縁起を見るというのは、坐禅儀にあるように、一切を放下して、向こうからくるものごとを受け入れ、受容することをいう。この受容は難しいけど、肝である。山川宗玄老師が「現成受用」といい、道元禅師が「自受用三昧」というところ。
ものごとは、いつだって不愉快なようすで生じてくる。地震もあれば、津波もある。大切な人の死もあれば、病いにも襲われる。
これら自分の思いとは違うものごとは、現代語の「苦しいこと」であり、「つらいこと」である。
しかし、救いがある。
ものごとを個我から見るとそれは苦しみであった。そこで、個我を空じる、すなわち坐禅は、苦の毒牙を消滅させるのである。そもそも苦が無効であることを体験するのである。その「そもそも」のところに帰るのが坐禅である。すると、苦は幻の如く消えてしまう。般若心経に「無苦集滅道」とあるように。

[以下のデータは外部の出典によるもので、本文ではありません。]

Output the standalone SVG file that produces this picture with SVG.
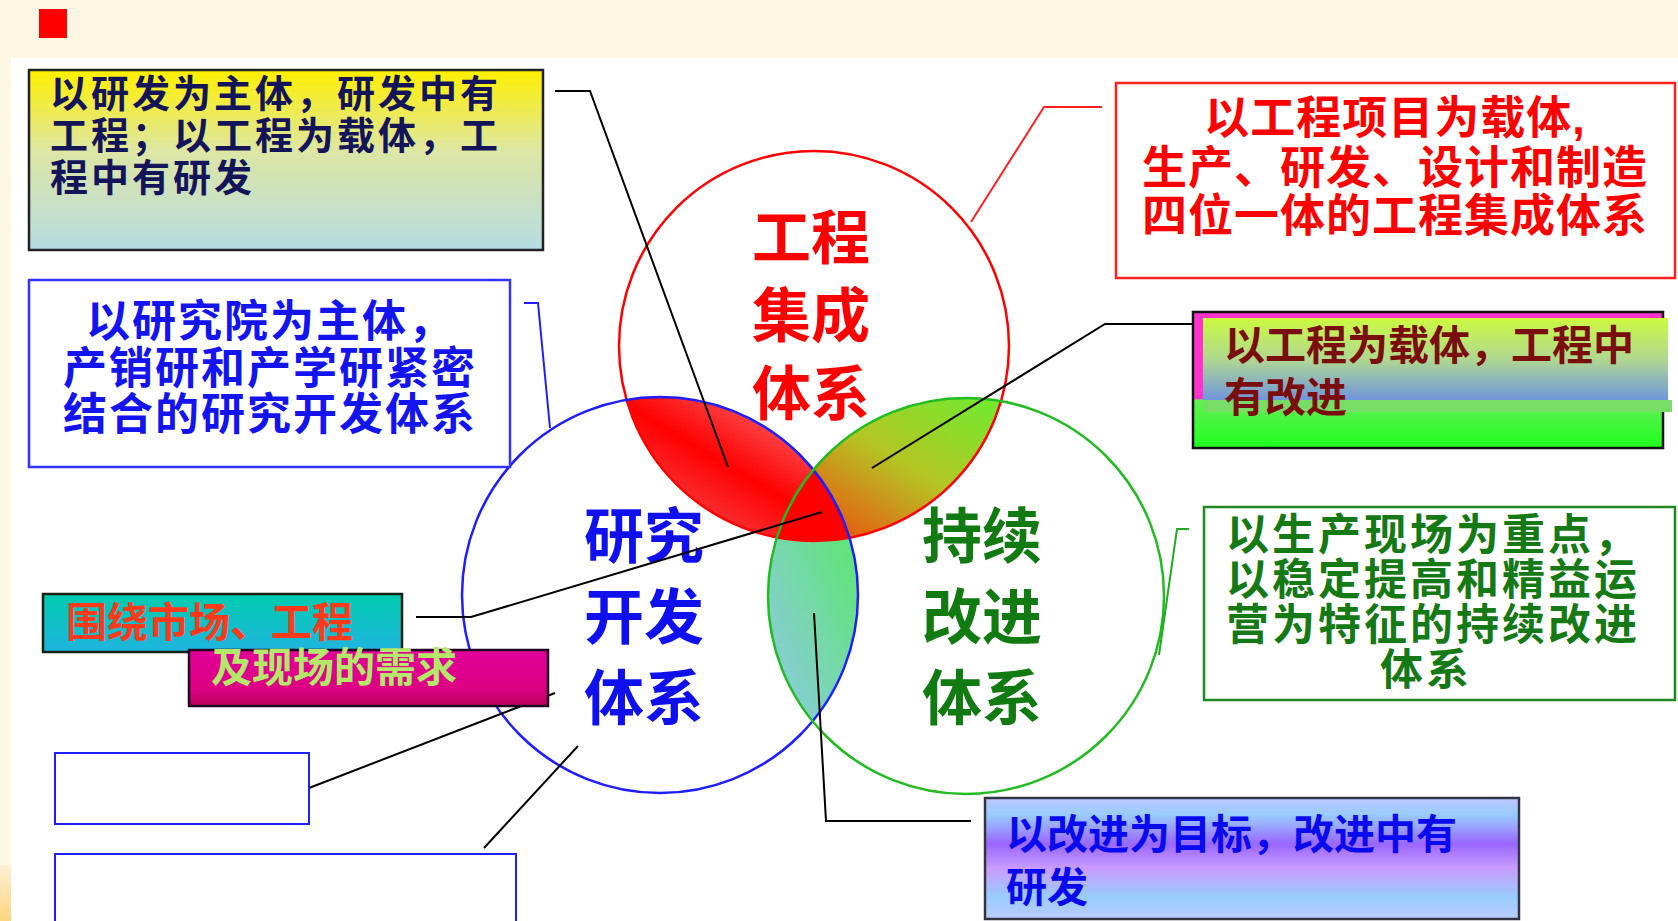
<svg xmlns="http://www.w3.org/2000/svg" width="1678" height="921" viewBox="0 0 1678 921">
<style>
.t{font-family:"Liberation Sans","Noto Sans CJK SC",sans-serif;font-weight:bold}
.box{stroke-width:2.5}
.ln{fill:none;stroke-width:2}
.ring{fill:none;stroke-width:2.5}
</style>
<defs>
<linearGradient id="gYellow" x1="0" y1="0" x2="0" y2="1">
<stop offset="0" stop-color="#FFF000"/><stop offset="0.45" stop-color="#DDE6A4"/><stop offset="1" stop-color="#B6DCE2"/>
</linearGradient>
<linearGradient id="gCyan" x1="0" y1="0" x2="0" y2="1">
<stop offset="0" stop-color="#00CCAE"/><stop offset="1" stop-color="#20B4E0"/>
</linearGradient>
<linearGradient id="gMag" x1="0" y1="0" x2="0" y2="1">
<stop offset="0" stop-color="#E2009A"/><stop offset="0.7" stop-color="#DC0082"/><stop offset="1" stop-color="#B8005A"/>
</linearGradient>
<linearGradient id="gMG" x1="0" y1="0" x2="0" y2="1">
<stop offset="0" stop-color="#FF33CC"/><stop offset="0.64" stop-color="#FF33CC"/><stop offset="0.645" stop-color="#66EE55"/><stop offset="1" stop-color="#1EFF1E"/>
</linearGradient>
<linearGradient id="gMGin" x1="0" y1="0" x2="0" y2="1">
<stop offset="0" stop-color="#CCFA40"/><stop offset="0.5" stop-color="#B0D890"/><stop offset="1" stop-color="#7096DE"/>
</linearGradient>
<linearGradient id="gPurple" x1="0" y1="0" x2="0" y2="1">
<stop offset="0" stop-color="#BCC8FF"/><stop offset="0.14" stop-color="#99CCFF"/><stop offset="0.38" stop-color="#9966FF"/><stop offset="0.58" stop-color="#C99CFF"/><stop offset="0.82" stop-color="#99CCFF"/><stop offset="1" stop-color="#BBCCFF"/>
</linearGradient>
<linearGradient id="gRB" x1="1" y1="0" x2="0" y2="1">
<stop offset="0" stop-color="#F5A6AE"/><stop offset="0.5" stop-color="#FF0000"/><stop offset="1" stop-color="#F07C84"/>
</linearGradient>
<linearGradient id="gRG" x1="0" y1="1" x2="1" y2="0">
<stop offset="0" stop-color="#F2380C"/><stop offset="0.25" stop-color="#E06A14"/><stop offset="0.55" stop-color="#B4C624"/><stop offset="1" stop-color="#62F232"/>
</linearGradient>
<linearGradient id="gBG" x1="1" y1="0" x2="0" y2="1">
<stop offset="0" stop-color="#50EE50"/><stop offset="1" stop-color="#94C6F2"/>
</linearGradient>
<linearGradient id="gStrip" x1="0" y1="0" x2="0" y2="1">
<stop offset="0" stop-color="#FFEFD4"/><stop offset="1" stop-color="#FFD680"/>
</linearGradient>
<clipPath id="cR"><circle cx="814" cy="346" r="195"/></clipPath>
<clipPath id="cB"><circle cx="660" cy="595" r="198"/></clipPath>
<clipPath id="cG"><circle cx="966" cy="596" r="198"/></clipPath>
</defs>

<!-- background -->
<rect x="0" y="0" width="1678" height="921" fill="#FFFFFF"/>
<rect x="0" y="0" width="1678" height="58" fill="#FEF7E4"/>
<rect x="0" y="58" width="11" height="807" fill="#FEF7E4"/>
<rect x="0" y="865" width="11" height="56" fill="url(#gStrip)"/>
<rect x="39" y="9" width="28" height="29" fill="#FF0000"/>

<!-- lens fills -->
<g id="overlaps">
<g clip-path="url(#cR)"><rect x="600" y="390" width="270" height="160" fill="url(#gRB)" clip-path="url(#cB)"/></g>
<g clip-path="url(#cR)"><rect x="760" y="390" width="260" height="160" fill="url(#gRG)" clip-path="url(#cG)"/></g>
<g clip-path="url(#cB)"><rect x="760" y="460" width="110" height="270" fill="url(#gBG)" clip-path="url(#cG)"/></g>
<g clip-path="url(#cR)"><g clip-path="url(#cB)"><rect x="700" y="420" width="230" height="140" fill="#FF0000" clip-path="url(#cG)"/></g></g>
</g>

<!-- circles -->
<g id="circle-engineering">
<circle class="ring" cx="814" cy="346" r="195" stroke="#FF0000"/>
<text class="t" x="811" y="259" font-size="59" fill="#FF0000" text-anchor="middle">工程</text>
<text class="t" x="811" y="337" font-size="59" fill="#FF0000" text-anchor="middle">集成</text>
<text class="t" x="811" y="415" font-size="59" fill="#FF0000" text-anchor="middle">体系</text>
</g>
<g id="circle-rd">
<circle class="ring" cx="660" cy="595" r="198" stroke="#1E1EFF"/>
<text class="t" x="644" y="558" font-size="60" fill="#1010EE" text-anchor="middle">研究</text>
<text class="t" x="644" y="639" font-size="60" fill="#1010EE" text-anchor="middle">开发</text>
<text class="t" x="644" y="720" font-size="60" fill="#1010EE" text-anchor="middle">体系</text>
</g>
<g id="circle-improve">
<circle class="ring" cx="966" cy="596" r="198" stroke="#22BB22"/>
<text class="t" x="982" y="558" font-size="60" fill="#117A11" text-anchor="middle">持续</text>
<text class="t" x="982" y="639" font-size="60" fill="#117A11" text-anchor="middle">改进</text>
<text class="t" x="982" y="720" font-size="60" fill="#117A11" text-anchor="middle">体系</text>
</g>

<!-- connectors -->
<g id="connectors">
<polyline class="ln" points="555,91 590,91 728,467" style="stroke:#000000"/>
<polyline class="ln" points="1102,107 1044,107 971,222" style="stroke:#FF2020"/>
<polyline class="ln" points="1193,324 1105,324 872,468" style="stroke:#000000"/>
<polyline class="ln" points="416,617 471,617 822,512" style="stroke:#000000"/>
<polyline class="ln" points="971,821 826,821 814,613" style="stroke:#000000"/>
<polyline class="ln" points="1189,529 1177,529 1159,655" style="stroke:#22AA22"/>
<polyline class="ln" points="309,788 555,693" style="stroke:#000000"/>
<polyline class="ln" points="484,848 578,746" style="stroke:#000000"/>
<polyline class="ln" points="524,303 538,303 550,428" style="stroke:#1E1EFF"/>
</g>

<!-- boxes -->
<g id="box-rd-main">
<rect class="box" x="29" y="70" width="514" height="180" fill="url(#gYellow)" stroke="#222222"/>
<text class="t" font-size="38" letter-spacing="3" fill="#14145A"><tspan x="50" y="107">以研发为主体，研发中有</tspan><tspan x="50" y="149">工程；以工程为载体，工</tspan><tspan x="50" y="191">程中有研发</tspan></text>
</g>
<g id="box-institute">
<rect class="box" x="29" y="280" width="481" height="187" fill="#FFFFFF" stroke="#3333FF"/>
<text class="t" font-size="44" letter-spacing="2" fill="#1414F0" text-anchor="middle"><tspan x="270" y="337">以研究院为主体，</tspan><tspan x="270" y="384">产销研和产学研紧密</tspan><tspan x="270" y="430">结合的研究开发体系</tspan></text>
</g>
<g id="box-project">
<rect class="box" x="1116" y="83" width="559" height="195" fill="#FFFFFF" stroke="#FF2020"/>
<text class="t" font-size="45" letter-spacing="1" fill="#FF0000" text-anchor="middle"><tspan x="1395" y="134">以工程项目为载体,</tspan><tspan x="1395" y="184">生产、研发、设计和制造</tspan><tspan x="1395" y="232">四位一体的工程集成体系</tspan></text>
</g>
<g id="box-eng-improve">
<rect class="box" x="1193" y="312" width="470" height="136" fill="url(#gMG)" stroke="#111111"/>
<rect x="1203" y="318" width="465" height="82" fill="url(#gMGin)"/>
<rect x="1205" y="400" width="467" height="12" fill="#77DD66"/>
<text class="t" font-size="41" fill="#7A0E0E"><tspan x="1224" y="360">以工程为载体，工程中</tspan><tspan x="1224" y="412">有改进</tspan></text>
</g>
<g id="box-production">
<rect class="box" x="1204" y="507" width="471" height="193" fill="#FFFFFF" stroke="#228822"/>
<text class="t" font-size="43" letter-spacing="3" fill="#157A15"><tspan x="1226" y="550">以生产现场为重点，</tspan><tspan x="1226" y="595">以稳定提高和精益运</tspan><tspan x="1226" y="640">营为特征的持续改进</tspan><tspan x="1380" y="685">体系</tspan></text>
</g>
<g id="box-market">
<rect class="box" x="43" y="594" width="359" height="58" fill="url(#gCyan)" stroke="#112211"/>
<rect class="box" x="189" y="650" width="359" height="56" fill="url(#gMag)" stroke="#220022"/>
<text class="t" x="66" y="637" font-size="41" fill="#FF3A1A">围绕市场、工程</text>
<text class="t" x="211" y="682" font-size="41" fill="#B4E86A">及现场的需求</text>
</g>
<g id="box-empty-a">
<rect x="55" y="753" width="254" height="71" fill="#FFFFFF" stroke="#1E1EFF" stroke-width="2"/>
</g>
<g id="box-empty-b">
<rect x="55" y="854" width="461" height="80" fill="#FFFFFF" stroke="#1E1EFF" stroke-width="2"/>
</g>
<g id="box-improve-goal">
<rect class="box" x="985" y="798" width="534" height="121" fill="url(#gPurple)" stroke="#333344"/>
<text class="t" font-size="41" fill="#0A0AEE"><tspan x="1006" y="849">以改进为目标，改进中有</tspan><tspan x="1006" y="902">研发</tspan></text>
</g>
</svg>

世界と自己(個我)には不可逆的順序があって、世界が先で自己は後なのだ(滝沢克己)。
ものごとの影響を受けて初めて自己が生じる。だから、自己の意志で世界を変えようと言っても不可能なのである。苦とは自己の意志で世界を変えようとすることなのだ。子が親を産みたいと願うのは本末転倒なのである。ただ世界を受用するだけである。世界を受容することが、真に自由な主体性を獲得することなのだが、矛盾しているように見えるから、あまり理解されない。
禅徒らしく、体験的に表現するなら、
「地震があっても構わない、ガンになっても構わない、大切な人が先立っても構わない、財産を失っても構わない」と見極めることだ。どっちに転んでも「よし!」と言おう。
蛇足ながら、補説すると、思いが生じる以前にその場で帰る!ということだ。ものごとに委ねる、身を預けるということだ。
ものごとというのは、実は、本来の自己であり、「仏心」「空」「縁起」「法(ダルマ)」なのであり、それに信頼、信じるということなのである。この時、ものごとは、善でも悪でもなく、苦でも楽でもない。苦だと思ってたものが苦でなくなるのである。涅槃寂静である。
どんな災禍であろうと、それに身を預けてしまえば、災禍は攻撃対象を失ってしまう。災禍が消えてしまうのだ。
ちゃんとした師家について指導を受けるのが一番だろう。在家はあまり相手にされないけど。
これは、元大乗寺住職板橋興宗禅師の単。面壁だから、この語と向き合った。板橋老師は自在な人なので、マインドフルネスも試されたかもしれない。道元禅とマインドフルネスの接点を見ているのかもしれない。
これが仏心に帰ることと言えると思う。